**PROBLEM DESCRIPTION:**
Skip every picture and transcribe the remaining material exactly.

**DATA EXCERPT:**
Begin
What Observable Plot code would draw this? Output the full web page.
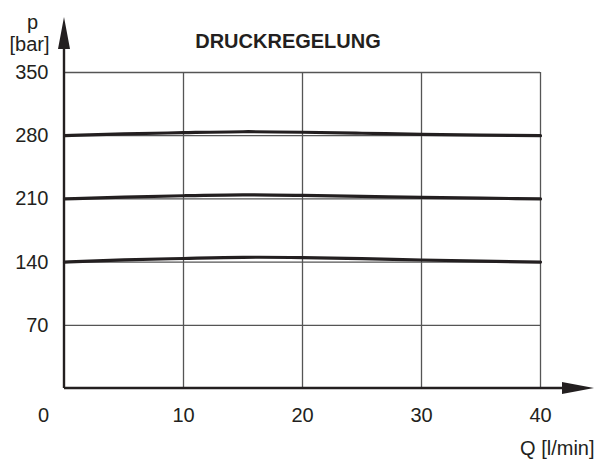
<!DOCTYPE html>
<html>
<head>
<meta charset="utf-8">
<script src="https://cdn.jsdelivr.net/npm/d3@7"></script>
<script src="https://cdn.jsdelivr.net/npm/@observablehq/plot@0.6"></script>
<style>
  html, body { margin: 0; padding: 0; background: #fff; }
  svg { font-family: "Liberation Sans", Arial, sans-serif; }
</style>
</head>
<body>
<div id="chart"></div>
<script>
// Flow rate Q [l/min] at which the pressure was sampled
const flow = [0, 5, 10, 15, 20, 25, 30, 35, 40];
// Regulated pressure p [bar] for the three pressure settings
const p140 = [140, 142.5, 144, 145.3, 145, 143.8, 142.3, 141, 140];
const p210 = [210, 212, 213.5, 214.5, 213.8, 212.8, 211.6, 210.8, 210];
const p280 = [280, 282, 283.3, 284.4, 283.8, 282.7, 281.5, 280.7, 280];

const xTicks = [0, 10, 20, 30, 40];
const yTicks = [70, 140, 210, 280, 350];
const title = "DRUCKREGELUNG";
const xLabel = "Q [l/min]";
const yLabel = ["p", "[bar]"];

const series = [
  {name: "140", values: p140},
  {name: "210", values: p210},
  {name: "280", values: p280}
];
const rows = series.flatMap(s => s.values.map((p, i) => ({setting: s.name, q: flow[i], p})));

const ink = "#231f20";

// Axis lines with filled arrowheads, drawn from the scale ranges
function arrowAxes(index, scales, values, dimensions) {
  const x0 = scales.x(0);
  const y0 = scales.y(0);
  const xEnd = dimensions.width - 7;
  const yEnd = 17;
  const head = 32, half = 6;
  const g = d3.create("svg:g");
  g.append("line")
    .attr("x1", x0).attr("y1", y0).attr("x2", xEnd - head).attr("y2", y0)
    .attr("stroke", ink).attr("stroke-width", 2.4);
  g.append("line")
    .attr("x1", x0).attr("y1", y0).attr("x2", x0).attr("y2", yEnd + head)
    .attr("stroke", ink).attr("stroke-width", 2.4);
  g.append("path")
    .attr("d", `M${xEnd},${y0}L${xEnd - head},${y0 - half}L${xEnd - head},${y0 + half}Z`)
    .attr("fill", ink);
  g.append("path")
    .attr("d", `M${x0},${yEnd}L${x0 - half},${yEnd + head}L${x0 + half},${yEnd + head}Z`)
    .attr("fill", ink);
  return g.node();
}

const fs = 20;

const chart = Plot.plot({
  width: 601,
  height: 459,
  marginLeft: 64,
  marginRight: 61,
  marginTop: 72,
  marginBottom: 71,
  style: {fontFamily: "Liberation Sans, Arial, sans-serif", background: "#fff"},
  x: {domain: [0, 40], axis: null},
  y: {domain: [0, 350], axis: null},
  marks: [
    Plot.ruleX(xTicks.filter(d => d > 0), {stroke: "#555", strokeWidth: 1.3}),
    Plot.ruleY(yTicks, {stroke: "#555", strokeWidth: 1.3}),
    Plot.line(rows, {x: "q", y: "p", z: "setting", curve: "natural", stroke: ink, strokeWidth: 3.2}),
    arrowAxes,
    // y tick labels
    Plot.text(yTicks, {x: 0, y: d => d, text: d => String(d), dx: -16, textAnchor: "end", fontSize: fs, fill: ink}),
    // x tick labels (origin label sits left of the axis)
    Plot.text(xTicks.filter(d => d === 0), {x: d => d, y: 0, text: d => String(d), dx: -21, dy: 27, fontSize: fs, fill: ink}),
    Plot.text(xTicks.filter(d => d > 0), {x: d => d, y: 0, text: d => String(d), dy: 27, fontSize: fs, fill: ink}),
    // axis names and title
    Plot.text([xLabel], {frameAnchor: "bottom-right", text: d => d, dx: 54, dy: 60, lineAnchor: "middle", textAnchor: "end", fontSize: fs, fill: ink}),
    Plot.text([yLabel[0]], {frameAnchor: "top-left", text: d => d, dx: -32, dy: -50, lineAnchor: "middle", textAnchor: "middle", fontSize: fs, fill: ink}),
    Plot.text([yLabel[1]], {frameAnchor: "top-left", text: d => d, dx: -35, dy: -28, lineAnchor: "middle", textAnchor: "middle", fontSize: fs, fill: ink}),
    Plot.text([title], {frameAnchor: "top-left", text: d => d, dx: 223.5, dy: -31, lineAnchor: "middle", textAnchor: "middle", fontSize: fs, fontWeight: "bold", fill: ink})
  ]
});

document.getElementById("chart").append(chart);
</script>
</body>
</html>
End
**SOLUTION TO THE EXERCISE:**
What Observable Plot code would draw this? Output the full web page.
<!DOCTYPE html>
<html>
<head>
<meta charset="utf-8">
<script src="https://cdn.jsdelivr.net/npm/d3@7"></script>
<script src="https://cdn.jsdelivr.net/npm/@observablehq/plot@0.6"></script>
<style>
  html, body { margin: 0; padding: 0; background: #fff; }
  svg { font-family: "Liberation Sans", Arial, sans-serif; }
</style>
</head>
<body>
<div id="chart"></div>
<script>
// Flow rate Q [l/min] at which the pressure was sampled
const flow = [0, 5, 10, 15, 20, 25, 30, 35, 40];
// Regulated pressure p [bar] for the three pressure settings
const p140 = [140, 142.5, 144, 145.3, 145, 143.8, 142.3, 141, 140];
const p210 = [210, 212, 213.5, 214.5, 213.8, 212.8, 211.6, 210.8, 210];
const p280 = [280, 282, 283.3, 284.4, 283.8, 282.7, 281.5, 280.7, 280];

const xTicks = [0, 10, 20, 30, 40];
const yTicks = [70, 140, 210, 280, 350];
const title = "DRUCKREGELUNG";
const xLabel = "Q [l/min]";
const yLabel = ["p", "[bar]"];

const series = [
  {name: "140", values: p140},
  {name: "210", values: p210},
  {name: "280", values: p280}
];
const rows = series.flatMap(s => s.values.map((p, i) => ({setting: s.name, q: flow[i], p})));

const ink = "#231f20";

// Axis lines with filled arrowheads, drawn from the scale ranges
function arrowAxes(index, scales, values, dimensions) {
  const x0 = scales.x(0);
  const y0 = scales.y(0);
  const xEnd = dimensions.width - 7;
  const yEnd = 17;
  const head = 32, half = 6;
  const g = d3.create("svg:g");
  g.append("line")
    .attr("x1", x0).attr("y1", y0).attr("x2", xEnd - head).attr("y2", y0)
    .attr("stroke", ink).attr("stroke-width", 2.4);
  g.append("line")
    .attr("x1", x0).attr("y1", y0).attr("x2", x0).attr("y2", yEnd + head)
    .attr("stroke", ink).attr("stroke-width", 2.4);
  g.append("path")
    .attr("d", `M${xEnd},${y0}L${xEnd - head},${y0 - half}L${xEnd - head},${y0 + half}Z`)
    .attr("fill", ink);
  g.append("path")
    .attr("d", `M${x0},${yEnd}L${x0 - half},${yEnd + head}L${x0 + half},${yEnd + head}Z`)
    .attr("fill", ink);
  return g.node();
}

const fs = 20;

const chart = Plot.plot({
  width: 601,
  height: 459,
  marginLeft: 64,
  marginRight: 61,
  marginTop: 72,
  marginBottom: 71,
  style: {fontFamily: "Liberation Sans, Arial, sans-serif", background: "#fff"},
  x: {domain: [0, 40], axis: null},
  y: {domain: [0, 350], axis: null},
  marks: [
    Plot.ruleX(xTicks.filter(d => d > 0), {stroke: "#555", strokeWidth: 1.3}),
    Plot.ruleY(yTicks, {stroke: "#555", strokeWidth: 1.3}),
    Plot.line(rows, {x: "q", y: "p", z: "setting", curve: "natural", stroke: ink, strokeWidth: 3.2}),
    arrowAxes,
    // y tick labels
    Plot.text(yTicks, {x: 0, y: d => d, text: d => String(d), dx: -16, textAnchor: "end", fontSize: fs, fill: ink}),
    // x tick labels (origin label sits left of the axis)
    Plot.text(xTicks.filter(d => d === 0), {x: d => d, y: 0, text: d => String(d), dx: -21, dy: 27, fontSize: fs, fill: ink}),
    Plot.text(xTicks.filter(d => d > 0), {x: d => d, y: 0, text: d => String(d), dy: 27, fontSize: fs, fill: ink}),
    // axis names and title
    Plot.text([xLabel], {frameAnchor: "bottom-right", text: d => d, dx: 54, dy: 60, lineAnchor: "middle", textAnchor: "end", fontSize: fs, fill: ink}),
    Plot.text([yLabel[0]], {frameAnchor: "top-left", text: d => d, dx: -32, dy: -50, lineAnchor: "middle", textAnchor: "middle", fontSize: fs, fill: ink}),
    Plot.text([yLabel[1]], {frameAnchor: "top-left", text: d => d, dx: -35, dy: -28, lineAnchor: "middle", textAnchor: "middle", fontSize: fs, fill: ink}),
    Plot.text([title], {frameAnchor: "top-left", text: d => d, dx: 223.5, dy: -31, lineAnchor: "middle", textAnchor: "middle", fontSize: fs, fontWeight: "bold", fill: ink})
  ]
});

document.getElementById("chart").append(chart);
</script>
</body>
</html>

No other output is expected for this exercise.